Mode decomposition and simulation of cloud cavity behaviors around a composite hydrofoil

Numerical investigation of the cavity dynamics around a composite hydrofoil with a blunt trailing edge in the cloud cavitating flow is carried out using a tightly coupled fluid-structure interaction method. The hydrofoil is made of a carbon-fiber-reinforced polymers with a ply angle of − 4 5 ∘ (CFRP −45). The results of a stainless-steel hydrofoil with the same geometry and conditions are used as a reference. Simulation results have been validated carefully against experimental data. Several fundamental mechanisms are dictated through simulation results and mode decomposition, including the multistage shedding process, the influence of the bend-twist coupling effect on cavity behaviors, cavitation-vortex interaction, and kinematics of coherent structures.
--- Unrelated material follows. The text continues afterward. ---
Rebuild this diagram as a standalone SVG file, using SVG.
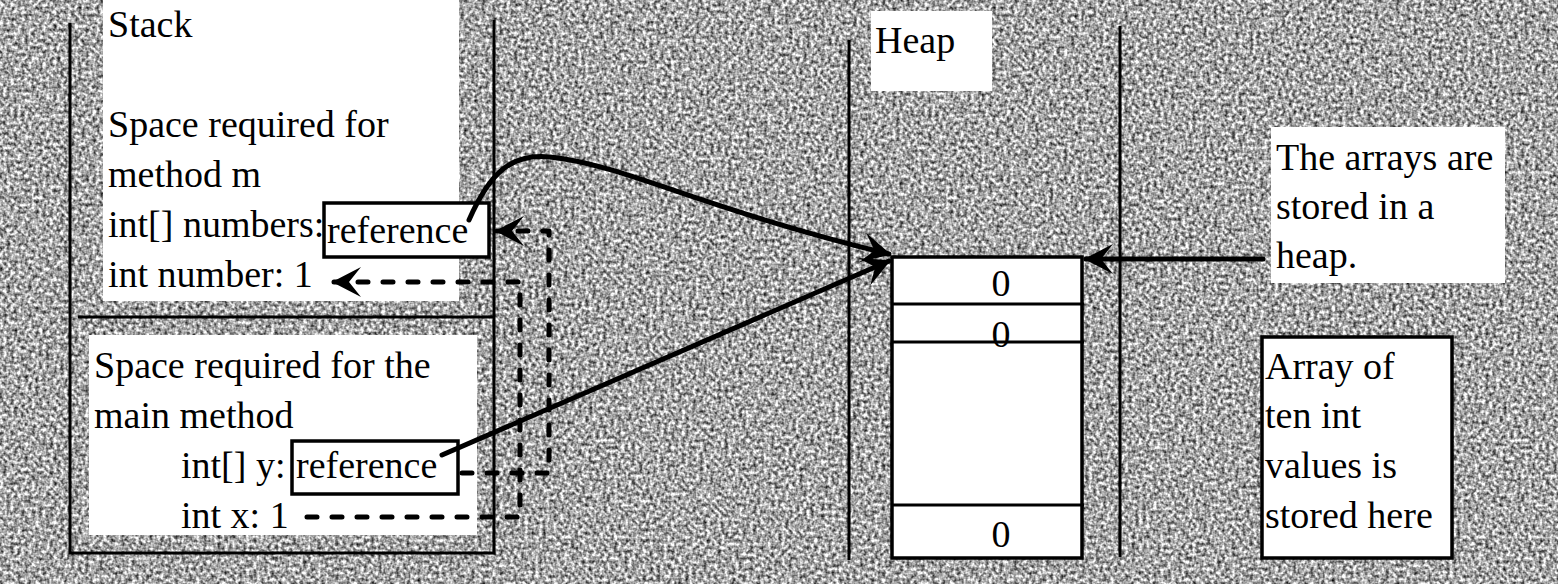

The main reason for the generation of a secondary re-entrant jet is that the primary cloud cavity collapse leads to high pressure, which spreads to the residual sheet cavity closure and then induces a high-pressure gradient. The negative bend-twist coupling effect causes the CFRP −45 hydrofoil to exhibit a smaller cloud cavity scale and non-uniform re-entrant jet strength in the spanwise direction compared to the stainless-steel hydrofoil. Modal decomposition via proper orthogonal decomposition and dynamic mode decomposition indicates that the dominant coherent structures in the cloud cavitating flow include the large-scale cloud cavity, rotating structures due to the re-entrant jet, attached cavity, and small-scale vortex in the wake. The results obtained in this study provide physical insight into the understanding of the mechanisms relevant to complex cloud cavitating flow around a composite hydrofoil.